From them, said the Dean, we can learn “what we should be thinking about now […] what research areas are most fertile, to shape and to inform our own work.”

The topics covered in Dr. Bobo’s presentation included differing interpretations of what the term post-racialism means, what happens when racism is seen as passé (in what he calls the Beigification of America), the common pitfalls of the black middle class, effects of racialization, and how to heal the wounds created by over two centuries of racial inequality in the US.

Dr. Bobo presented statistical data on racial intermingling that was shockingly unexciting, pointing to a less dramatic shift in ethnic blurring than one would expect to see given the hype surrounding this topic in the mainstream media over the last decade.

These statistics accented the danger in what Bobo referred to as a “premature triumphalism” when it comes to racial issues. Such a mindset, he warned, fosters a “passé […] if not pointedly false assessment of the challenges” facing minorities today.

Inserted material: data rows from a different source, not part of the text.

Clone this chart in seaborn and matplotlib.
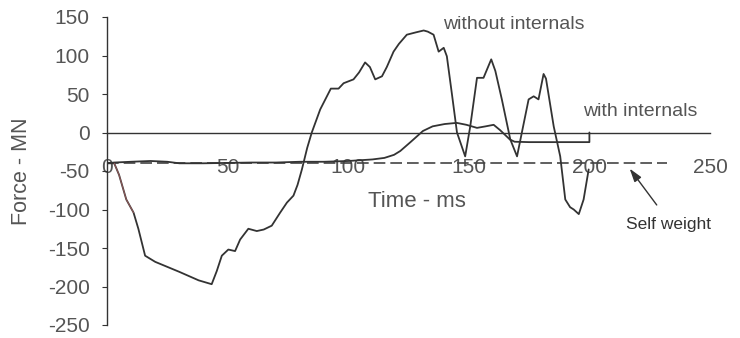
import matplotlib
matplotlib.use("Agg")
import matplotlib.pyplot as plt
import seaborn as sns
import pandas as pd

# ---- data ----
t_without = [0, 3, 5, 8, 11, 13, 15.8, 20, 30, 38, 43.4, 45.5, 47.6, 50.3, 53.1, 55.2,
             58.6, 62.1, 65, 68.3, 71.8, 74.6, 77.3, 79, 80.8, 83, 84.9, 88.4, 92.8, 96,
             98.1, 102.2, 104.5, 107, 109, 111.2, 114, 116, 118.8, 121, 124.3, 128,
             131.3, 133, 135.4, 137.5, 139.6, 140.9, 143, 145.1, 148.5, 150.6, 153.4,
             156.1, 159.3, 161, 163.7, 167.2, 170, 172, 174.8, 176.9, 178.9, 181, 182,
             185.2, 187.9, 190, 192, 193.5, 195.6, 197.6, 199.7]
f_without = [-40, -40, -55, -87, -104, -125, -160, -168, -181, -192, -197, -180, -160,
             -152, -154, -139, -125, -128, -126, -121, -104, -91, -82, -68, -48, -20, 0,
             30, 57, 57, 64, 69, 78, 91, 85, 69, 73, 85, 105, 115, 127, 130, 132.5, 131,
             127, 105, 110, 99, 50, 0, -31, 8, 71, 71, 95, 80, 43, -9, -31, 0, 43, 47,
             43, 76, 70, 8, -31, -87, -97, -100, -106, -87, -48]

t_with = [0, 3, 10, 18, 25, 30, 40, 50, 60, 70, 80, 90, 100, 110, 115, 119, 121.6, 126,
          131, 135, 140, 145, 149, 153.4, 157, 160.3, 163, 167, 169, 175, 185, 200, 200]
f_with = [-40, -39, -38, -37, -38, -40, -40, -39.5, -39, -39, -38, -38, -37, -35, -33,
          -29, -24, -12, 2, 8, 11, 12.5, 10, 6, 8, 10, 3, -9, -12, -12.5, -12.5, -12.5, 0]

t_self = [0, 232]
f_self = [-40, -40]

x_ticks = [0, 50, 100, 150, 200, 250]
y_ticks = [150, 100, 50, 0, -50, -100, -150, -200, -250]

df_without = pd.DataFrame({"t": t_without, "f": f_without})
df_with = pd.DataFrame({"t": t_with, "f": f_with})
df_self = pd.DataFrame({"t": t_self, "f": f_self})
df_red = df_without.iloc[1:5]

sns.set_style("white")
plt.rcParams["font.family"] = ["Liberation Sans", "DejaVu Sans"]

LINE = "#333333"
TXT = "#555555"

fig = plt.figure(figsize=(7.4, 3.38), dpi=100)
ax = fig.add_axes([107 / 740, 13 / 338, 603 / 740, 308 / 338])

sns.lineplot(data=df_self, x="t", y="f", ax=ax, color="#444444", lw=1.2,
             linestyle=(0, (7, 3)), estimator=None, sort=False)
sns.lineplot(data=df_with, x="t", y="f", ax=ax, color=LINE, lw=1.3,
             estimator=None, sort=False)
sns.lineplot(data=df_without, x="t", y="f", ax=ax, color=LINE, lw=1.3,
             estimator=None, sort=False)
sns.lineplot(data=df_red, x="t", y="f", ax=ax, color="#c87070", lw=0.8,
             estimator=None, sort=False, alpha=0.6)

ax.set_xlim(0, 250)
ax.set_ylim(-250, 150)
ax.set_xticks(x_ticks)
ax.set_yticks(y_ticks)
ax.set_xticklabels([str(v) for v in x_ticks])
ax.set_yticklabels([str(v) for v in y_ticks])

for s in ["top", "right"]:
    ax.spines[s].set_visible(False)
ax.spines["bottom"].set_position(("data", 0))
ax.spines["bottom"].set_color(LINE)
ax.spines["left"].set_color(LINE)
ax.spines["bottom"].set_linewidth(1.0)
ax.spines["left"].set_linewidth(1.0)

ax.tick_params(axis="x", direction="in", length=3.5, width=0.8, color=LINE,
               pad=18.5, labelsize=15, labelcolor=TXT)
ax.tick_params(axis="y", direction="out", length=3.5, width=0.8, color=LINE,
               pad=9, labelsize=15, labelcolor=TXT, left=True)

ax.set_xlabel("Time - ms", fontsize=16, color=TXT)
ax.set_ylabel("Force - MN", fontsize=15.5, color=TXT)
ax.xaxis.set_label_coords(0.514, 0.435)
ax.yaxis.set_label_coords(-0.124, 0.5)

ax.text(168.5, 140, "without internals", fontsize=14, color=TXT,
        ha="center", va="center")
ax.text(221, 27, "with internals", fontsize=14, color=TXT,
        ha="center", va="center")
ax.text(233, -120, "Self weight", fontsize=12.5, color="#333333",
        ha="center", va="center")
ax.annotate("", xy=(216, -44), xytext=(228.6, -97),
            arrowprops=dict(arrowstyle="-|>,head_length=0.8,head_width=0.25",
                            color="#333333", lw=1.0))

ax.grid(False)
fig.savefig("out.png", dpi=100)
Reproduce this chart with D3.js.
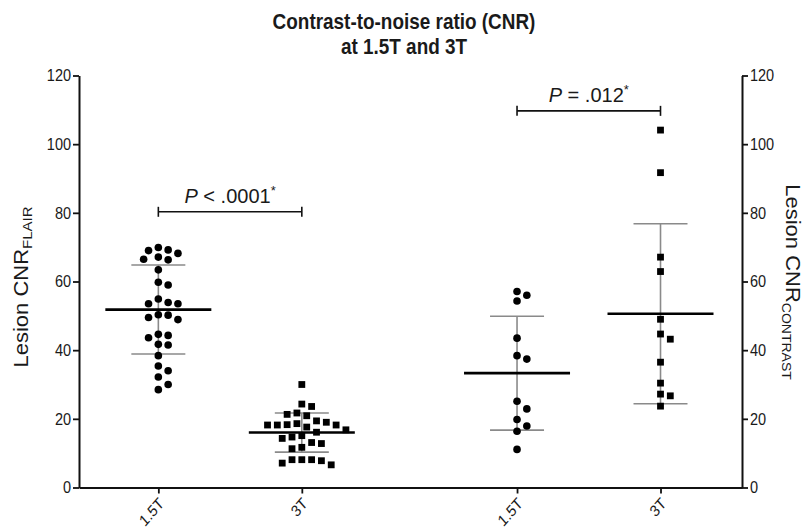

Upon the election of Barack Obama – the first at-least-not-fully-white President of the United States – Bobo said, “There was a great crescendo of celebration, and rightfully so.” But since then – and possibly as a result of the media claims that America had become post-racial, he argued – the Obama administration has suffered from the “deft management of the existing racial divide.”

After explaining the finer points of this blundering, Bobo turned the attention of audience to a video clip from the Colbert Report from February 8 2007 interview with Debra J. Dickerson, author of the book “The End of Blackness.” The interview took place after Obama had declared his candidacy and become the frontrunner for the Democratic Party.

During the interview, Dickerson claimed that since Obama’s father is from Kenya, and therefore since Obama isn’t descended from the lineage of American slaves, he’s merely “an adopted brother” of the American black, or in other words, he’s only “as black as circumstances allow.”

“A depressing thing,” Bobo said after the clip ended, has been watching the “thoroughly racialized […] first three years of the Obama administration” from the sidelines.

Racist, altered images of the President have surfaced, depicting him as a tribesman in an anti-healthcare reform ad, with a “Hitler” moustache in another ad, and in one disturbing example served up by California GOP Official Marilyn Davenport, Obama’s parents are depicted as chimpanzees in an attempt to joke about the President’s unwillingness to provide a copy of his long-form birth certificate.